Dit volgt uit artikel 9.10 van de Wet natuurbescherming (Wnb). Daarnaast is er speciaal overgangsrecht opgenomen voor aanvragen om een natuurbeschermingswetvergunning die reeds voor 1 juli 2015 – de datum van inwerkingtreding van de Programmatische Aanpak Stikstof – zijn ingediend.

Het overgangsrecht leidt tot de volgende conclusie:

1. Vergunningaanvragen ingediend vóór 1 juli 2015

  • door het overgangsrecht in het Besluit natuurbescherming geldt het verbod op extern salderen niet voor deze vergunningaanvragen;
  • voor het overige geldt het overgangsrecht, zoals onder punt 2 genoemd.

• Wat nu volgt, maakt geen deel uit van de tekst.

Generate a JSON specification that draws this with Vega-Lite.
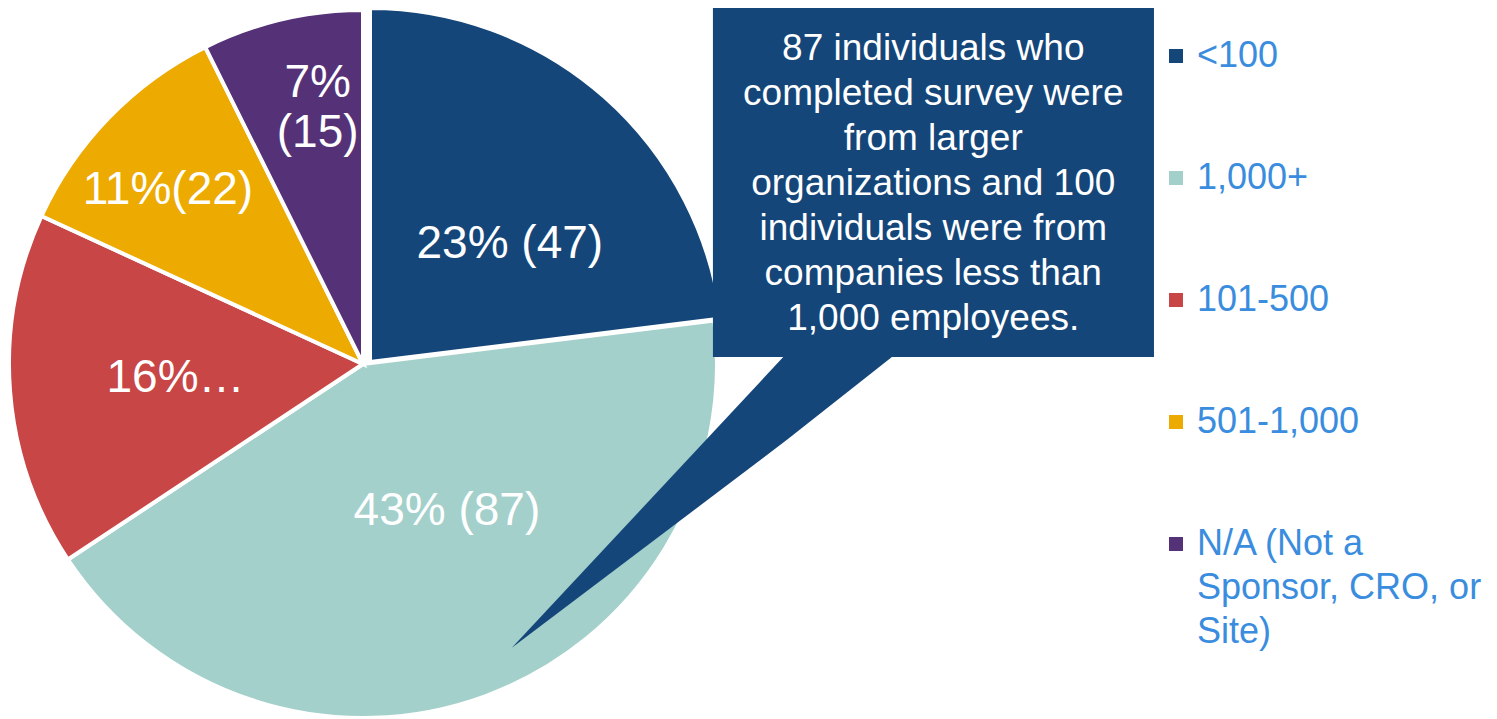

2. Vergunningaanvragen ingediend op of na 1 juli 2015, maar vóór 1 januari 2017

  • als nog geen beslissing op de vergunningaanvraag is genomen, dan wordt de vergunningaanvraag overeenkomstig de Wet natuurbescherming behandeld;
  • als een beslissing op de vergunningaanvraag is genomen en hiertegen bezwaar is ingediend, dan wordt de verdere procedure overeenkomstig de Wet natuurbescherming behandeld;
  • als een beslissing op de vergunningaanvraag is genomen en beroep is ingediend, dan blijft op de verdere procedure de Natuurbeschermingswet 1998 van toepassing; het gaat daarbij om beroepszaken die zijn gericht tegen besluiten die zijn bekendgemaakt vóór 1 januari 2017.

3. Vergunningaanvragen ingediend op of na 1 januari 2017

  • de Wet natuurbescherming is van toepassing.

Door de inwerkingtreding van de Wet natuurbescherming kan in lopende procedures een wijziging van het bevoegd gezag plaatsvinden, tenzij sprake is van beroepszaak tegen een vóór 1 januari 2017 bekendgemaakt besluit.